● Written exercise
Below is a listing to write out in full, exactly as given, without its pictures.
** start **
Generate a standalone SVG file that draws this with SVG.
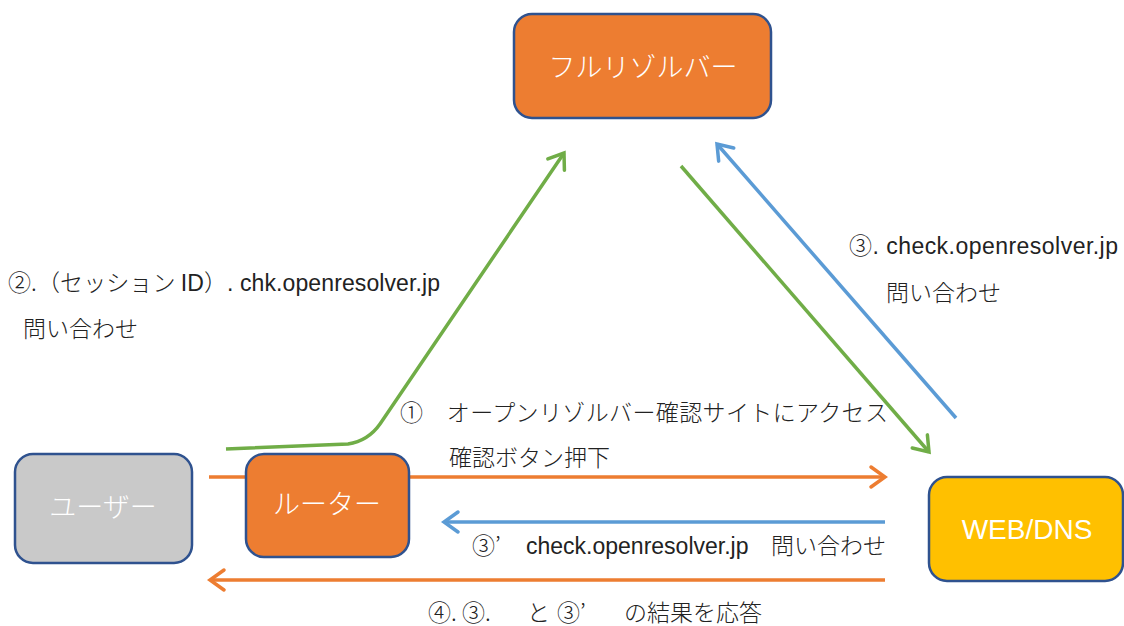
<svg xmlns="http://www.w3.org/2000/svg" width="1124" height="626" viewBox="0 0 1124 626">
<style>
.node{stroke:#2F528F;stroke-width:2.5}
.nt{fill:#fff;font-family:"Noto Sans CJK JP",sans-serif;font-size:27px;text-anchor:middle;font-weight:300}
.nl{fill:#fff;font-family:"Liberation Sans",sans-serif;font-size:28px;text-anchor:middle}
.lbl{fill:#222;font-family:"Liberation Sans","Noto Sans CJK JP",sans-serif;font-size:23px}
.jp{font-family:"Noto Sans CJK JP",sans-serif;font-weight:300}
.c{fill:none;stroke-width:3.5}
</style>
<defs>
<marker id="ao" markerUnits="userSpaceOnUse" markerWidth="30" markerHeight="30" viewBox="-20 -15 30 30" refX="0" refY="0" orient="auto"><path d="M-14,-10 L0,0 L-14,10" fill="none" stroke="#ED7D31" stroke-width="3.5" stroke-linecap="round"/></marker>
<marker id="ab" markerUnits="userSpaceOnUse" markerWidth="30" markerHeight="30" viewBox="-20 -15 30 30" refX="0" refY="0" orient="auto"><path d="M-14,-10 L0,0 L-14,10" fill="none" stroke="#5B9BD5" stroke-width="3.5" stroke-linecap="round"/></marker>
<marker id="ag" markerUnits="userSpaceOnUse" markerWidth="30" markerHeight="30" viewBox="-20 -15 30 30" refX="0" refY="0" orient="auto"><path d="M-14,-10 L0,0 L-14,10" fill="none" stroke="#70AD47" stroke-width="3.5" stroke-linecap="round"/></marker>
</defs>
<rect width="1124" height="626" fill="#fff"/>
<g id="connectors">
<line class="c" x1="209" y1="477" x2="885" y2="477" stroke="#ED7D31" marker-end="url(#ao)"/>
<line class="c" x1="885" y1="522" x2="444" y2="522" stroke="#5B9BD5" marker-end="url(#ab)"/>
<line class="c" x1="885" y1="580" x2="210" y2="580" stroke="#ED7D31" marker-end="url(#ao)"/>
<path class="c" d="M226,449 L348,444 Q368,441 380,424 L564,153" stroke="#70AD47" marker-end="url(#ag)"/>
<line class="c" x1="681" y1="166" x2="929" y2="452" stroke="#70AD47" marker-end="url(#ag)"/>
<line class="c" x1="956" y1="418" x2="717" y2="144" stroke="#5B9BD5" marker-end="url(#ab)"/>
</g>
<g id="fullresolver"><rect class="node" x="514" y="14" width="257" height="104" rx="18" fill="#ED7D31"/><text class="nt" x="643" y="77">フルリゾルバー</text></g>
<g id="user"><rect class="node" x="15" y="454" width="177" height="109" rx="18" fill="#C9C9C9"/><text class="nt" x="103" y="517">ユーザー</text></g>
<g id="router"><rect class="node" x="246" y="454" width="163" height="103" rx="18" fill="#ED7D31"/><text class="nt" x="327" y="514">ルーター</text></g>
<g id="webdns"><rect class="node" x="929" y="477" width="194" height="104" rx="18" fill="#FFC000"/><text class="nl" x="1027" y="539">WEB/DNS</text></g>
<g id="labels">
<text class="lbl" x="8" y="291" textLength="432" lengthAdjust="spacing"><tspan class="jp">②.（セッション </tspan>ID<tspan class="jp">）</tspan>. chk.openresolver.jp</text>
<text class="lbl jp" x="23" y="337">問い合わせ</text>
<text class="lbl jp" x="400" y="421" textLength="488" lengthAdjust="spacing">①　オープンリゾルバー確認サイトにアクセス</text>
<text class="lbl jp" x="449" y="466">確認ボタン押下</text>
<text class="lbl" y="554"><tspan class="jp" x="472">③’</tspan><tspan x="526">check.openresolver.jp</tspan><tspan class="jp" x="771">問い合わせ</tspan></text>
<text class="lbl jp" y="621"><tspan x="428">④.</tspan><tspan x="462">③.</tspan><tspan x="527">と</tspan><tspan x="557">③’</tspan><tspan x="624">の結果を応答</tspan></text>
<text class="lbl" x="849" y="254" textLength="269" lengthAdjust="spacing"><tspan class="jp">③</tspan>. check.openresolver.jp</text>
<text class="lbl jp" x="886" y="301">問い合わせ</text>
</g>
</svg>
** end **
● The solution
Generate a standalone SVG file that draws this with SVG.
<svg xmlns="http://www.w3.org/2000/svg" width="1124" height="626" viewBox="0 0 1124 626">
<style>
.node{stroke:#2F528F;stroke-width:2.5}
.nt{fill:#fff;font-family:"Noto Sans CJK JP",sans-serif;font-size:27px;text-anchor:middle;font-weight:300}
.nl{fill:#fff;font-family:"Liberation Sans",sans-serif;font-size:28px;text-anchor:middle}
.lbl{fill:#222;font-family:"Liberation Sans","Noto Sans CJK JP",sans-serif;font-size:23px}
.jp{font-family:"Noto Sans CJK JP",sans-serif;font-weight:300}
.c{fill:none;stroke-width:3.5}
</style>
<defs>
<marker id="ao" markerUnits="userSpaceOnUse" markerWidth="30" markerHeight="30" viewBox="-20 -15 30 30" refX="0" refY="0" orient="auto"><path d="M-14,-10 L0,0 L-14,10" fill="none" stroke="#ED7D31" stroke-width="3.5" stroke-linecap="round"/></marker>
<marker id="ab" markerUnits="userSpaceOnUse" markerWidth="30" markerHeight="30" viewBox="-20 -15 30 30" refX="0" refY="0" orient="auto"><path d="M-14,-10 L0,0 L-14,10" fill="none" stroke="#5B9BD5" stroke-width="3.5" stroke-linecap="round"/></marker>
<marker id="ag" markerUnits="userSpaceOnUse" markerWidth="30" markerHeight="30" viewBox="-20 -15 30 30" refX="0" refY="0" orient="auto"><path d="M-14,-10 L0,0 L-14,10" fill="none" stroke="#70AD47" stroke-width="3.5" stroke-linecap="round"/></marker>
</defs>
<rect width="1124" height="626" fill="#fff"/>
<g id="connectors">
<line class="c" x1="209" y1="477" x2="885" y2="477" stroke="#ED7D31" marker-end="url(#ao)"/>
<line class="c" x1="885" y1="522" x2="444" y2="522" stroke="#5B9BD5" marker-end="url(#ab)"/>
<line class="c" x1="885" y1="580" x2="210" y2="580" stroke="#ED7D31" marker-end="url(#ao)"/>
<path class="c" d="M226,449 L348,444 Q368,441 380,424 L564,153" stroke="#70AD47" marker-end="url(#ag)"/>
<line class="c" x1="681" y1="166" x2="929" y2="452" stroke="#70AD47" marker-end="url(#ag)"/>
<line class="c" x1="956" y1="418" x2="717" y2="144" stroke="#5B9BD5" marker-end="url(#ab)"/>
</g>
<g id="fullresolver"><rect class="node" x="514" y="14" width="257" height="104" rx="18" fill="#ED7D31"/><text class="nt" x="643" y="77">フルリゾルバー</text></g>
<g id="user"><rect class="node" x="15" y="454" width="177" height="109" rx="18" fill="#C9C9C9"/><text class="nt" x="103" y="517">ユーザー</text></g>
<g id="router"><rect class="node" x="246" y="454" width="163" height="103" rx="18" fill="#ED7D31"/><text class="nt" x="327" y="514">ルーター</text></g>
<g id="webdns"><rect class="node" x="929" y="477" width="194" height="104" rx="18" fill="#FFC000"/><text class="nl" x="1027" y="539">WEB/DNS</text></g>
<g id="labels">
<text class="lbl" x="8" y="291" textLength="432" lengthAdjust="spacing"><tspan class="jp">②.（セッション </tspan>ID<tspan class="jp">）</tspan>. chk.openresolver.jp</text>
<text class="lbl jp" x="23" y="337">問い合わせ</text>
<text class="lbl jp" x="400" y="421" textLength="488" lengthAdjust="spacing">①　オープンリゾルバー確認サイトにアクセス</text>
<text class="lbl jp" x="449" y="466">確認ボタン押下</text>
<text class="lbl" y="554"><tspan class="jp" x="472">③’</tspan><tspan x="526">check.openresolver.jp</tspan><tspan class="jp" x="771">問い合わせ</tspan></text>
<text class="lbl jp" y="621"><tspan x="428">④.</tspan><tspan x="462">③.</tspan><tspan x="527">と</tspan><tspan x="557">③’</tspan><tspan x="624">の結果を応答</tspan></text>
<text class="lbl" x="849" y="254" textLength="269" lengthAdjust="spacing"><tspan class="jp">③</tspan>. check.openresolver.jp</text>
<text class="lbl jp" x="886" y="301">問い合わせ</text>
</g>
</svg>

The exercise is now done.